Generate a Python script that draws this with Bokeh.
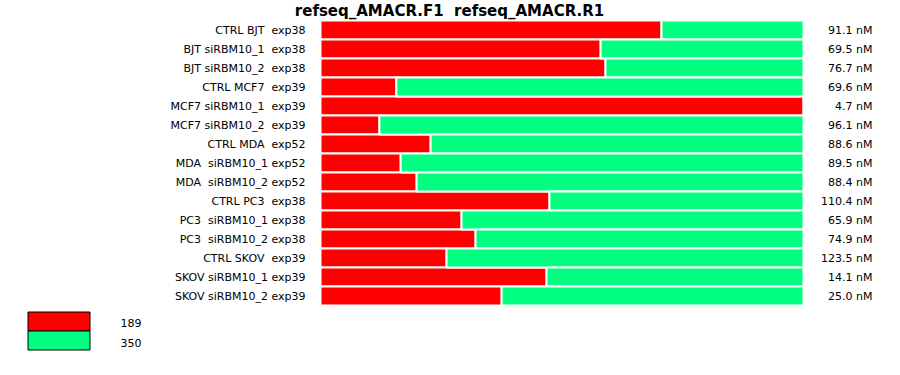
from bokeh.plotting import figure
from bokeh.models import Range1d, ColumnDataSource
from bokeh.core.properties import value
from bokeh.embed import file_html
from bokeh.resources import INLINE

title_text = "refseq_AMACR.F1  refseq_AMACR.R1"
samples = [
    "CTRL BJT  exp38", "BJT siRBM10_1  exp38", "BJT siRBM10_2  exp38",
    "CTRL MCF7  exp39", "MCF7 siRBM10_1  exp39", "MCF7 siRBM10_2  exp39",
    "CTRL MDA  exp52", "MDA  siRBM10_1 exp52", "MDA  siRBM10_2 exp52",
    "CTRL PC3  exp38", "PC3  siRBM10_1 exp38", "PC3  siRBM10_2 exp38",
    "CTRL SKOV  exp39", "SKOV siRBM10_1 exp39", "SKOV siRBM10_2 exp39",
]
frac_189 = [0.706, 0.580, 0.590, 0.157, 1.0, 0.122, 0.228, 0.166, 0.199,
            0.474, 0.292, 0.321, 0.261, 0.468, 0.375]
conc_nM = [91.1, 69.5, 76.7, 69.6, 4.7, 96.1, 88.6, 89.5, 88.4,
           110.4, 65.9, 74.9, 123.5, 14.1, 25.0]
alleles = ["189", "350"]
colors = ["#FF0000", "#00FF80"]

# ---- layout constants (pixels) ----
W, H = 884, 359
X0, PX = 320.0, 483.0      # pixel of fraction 0, pixels per unit fraction
Y0, ROW = 29.5, 19.0       # pixel of first row centre, pixels per row


def dx(px):
    return (px - X0) / PX


def dy(py):
    return (py - Y0) / ROW


def keep_spaces(s):
    return s.replace("  ", " \u00a0")


FONT = value("DejaVu Sans")

src = ColumnDataSource(dict(
    row=list(range(len(samples))),
    label=[keep_spaces(s) for s in samples],
    f189=frac_189,
    one=[1.0] * len(samples),
    conc=[f"{v:.1f} nM" for v in conc_nM],
))

p = figure(width=W, height=H,
           x_range=Range1d(dx(0), dx(W)),
           y_range=Range1d(dy(H), dy(0)),
           x_axis_location=None, y_axis_location=None,
           output_backend="svg", toolbar_location=None,
           min_border=0, min_border_left=0, min_border_right=0,
           min_border_top=0, min_border_bottom=0)
p.outline_line_color = None
p.grid.visible = False
p.background_fill_color = "white"
p.border_fill_color = "white"

p.hbar(y="row", left=0, right="f189", height=1.0, source=src,
       fill_color=colors[0], line_color="white", line_width=2)
p.hbar(y="row", left="f189", right="one", height=1.0, source=src,
       fill_color=colors[1], line_color="white", line_width=2)

p.text(x=dx(305), y="row", text="label", source=src,
       text_align="right", text_baseline="middle",
       text_font=FONT, text_font_size="11px", text_color="black")
p.text(x=dx(872), y="row", text="conc", source=src,
       text_align="right", text_baseline="middle",
       text_font=FONT, text_font_size="11px", text_color="black")

p.text(x=[dx(449)], y=[dy(10)], text=[keep_spaces(title_text)],
       text_align="center", text_baseline="middle",
       text_font=FONT, text_font_size="15px", text_font_style="bold",
       text_color="black")

# legend
leg_src = ColumnDataSource(dict(
    name=alleles, color=colors,
    left=[dx(27.5)] * 2, right=[dx(89.5)] * 2,
    top=[dy(311.5), dy(330.5)], bottom=[dy(330.5), dy(349.5)],
    tx=[dx(120)] * 2, ty=[dy(322), dy(342)],
))
p.quad(left="left", right="right", top="top", bottom="bottom", source=leg_src,
       fill_color="color", line_color="black", line_width=1)
p.text(x="tx", y="ty", text="name", source=leg_src,
       text_align="left", text_baseline="middle",
       text_font=FONT, text_font_size="11px", text_color="black")

open("out.html", "w").write(file_html(p, INLINE))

◆ Short problem:
Transcribe the whole listing exactly. Pictures stay out of your copy.

◆ Final result:
Generate a Python script that draws this with Bokeh.
from bokeh.plotting import figure
from bokeh.models import Range1d, ColumnDataSource
from bokeh.core.properties import value
from bokeh.embed import file_html
from bokeh.resources import INLINE

title_text = "refseq_AMACR.F1  refseq_AMACR.R1"
samples = [
    "CTRL BJT  exp38", "BJT siRBM10_1  exp38", "BJT siRBM10_2  exp38",
    "CTRL MCF7  exp39", "MCF7 siRBM10_1  exp39", "MCF7 siRBM10_2  exp39",
    "CTRL MDA  exp52", "MDA  siRBM10_1 exp52", "MDA  siRBM10_2 exp52",
    "CTRL PC3  exp38", "PC3  siRBM10_1 exp38", "PC3  siRBM10_2 exp38",
    "CTRL SKOV  exp39", "SKOV siRBM10_1 exp39", "SKOV siRBM10_2 exp39",
]
frac_189 = [0.706, 0.580, 0.590, 0.157, 1.0, 0.122, 0.228, 0.166, 0.199,
            0.474, 0.292, 0.321, 0.261, 0.468, 0.375]
conc_nM = [91.1, 69.5, 76.7, 69.6, 4.7, 96.1, 88.6, 89.5, 88.4,
           110.4, 65.9, 74.9, 123.5, 14.1, 25.0]
alleles = ["189", "350"]
colors = ["#FF0000", "#00FF80"]

# ---- layout constants (pixels) ----
W, H = 884, 359
X0, PX = 320.0, 483.0      # pixel of fraction 0, pixels per unit fraction
Y0, ROW = 29.5, 19.0       # pixel of first row centre, pixels per row


def dx(px):
    return (px - X0) / PX


def dy(py):
    return (py - Y0) / ROW


def keep_spaces(s):
    return s.replace("  ", " \u00a0")


FONT = value("DejaVu Sans")

src = ColumnDataSource(dict(
    row=list(range(len(samples))),
    label=[keep_spaces(s) for s in samples],
    f189=frac_189,
    one=[1.0] * len(samples),
    conc=[f"{v:.1f} nM" for v in conc_nM],
))

p = figure(width=W, height=H,
           x_range=Range1d(dx(0), dx(W)),
           y_range=Range1d(dy(H), dy(0)),
           x_axis_location=None, y_axis_location=None,
           output_backend="svg", toolbar_location=None,
           min_border=0, min_border_left=0, min_border_right=0,
           min_border_top=0, min_border_bottom=0)
p.outline_line_color = None
p.grid.visible = False
p.background_fill_color = "white"
p.border_fill_color = "white"

p.hbar(y="row", left=0, right="f189", height=1.0, source=src,
       fill_color=colors[0], line_color="white", line_width=2)
p.hbar(y="row", left="f189", right="one", height=1.0, source=src,
       fill_color=colors[1], line_color="white", line_width=2)

p.text(x=dx(305), y="row", text="label", source=src,
       text_align="right", text_baseline="middle",
       text_font=FONT, text_font_size="11px", text_color="black")
p.text(x=dx(872), y="row", text="conc", source=src,
       text_align="right", text_baseline="middle",
       text_font=FONT, text_font_size="11px", text_color="black")

p.text(x=[dx(449)], y=[dy(10)], text=[keep_spaces(title_text)],
       text_align="center", text_baseline="middle",
       text_font=FONT, text_font_size="15px", text_font_style="bold",
       text_color="black")

# legend
leg_src = ColumnDataSource(dict(
    name=alleles, color=colors,
    left=[dx(27.5)] * 2, right=[dx(89.5)] * 2,
    top=[dy(311.5), dy(330.5)], bottom=[dy(330.5), dy(349.5)],
    tx=[dx(120)] * 2, ty=[dy(322), dy(342)],
))
p.quad(left="left", right="right", top="top", bottom="bottom", source=leg_src,
       fill_color="color", line_color="black", line_width=1)
p.text(x="tx", y="ty", text="name", source=leg_src,
       text_align="left", text_baseline="middle",
       text_font=FONT, text_font_size="11px", text_color="black")

open("out.html", "w").write(file_html(p, INLINE))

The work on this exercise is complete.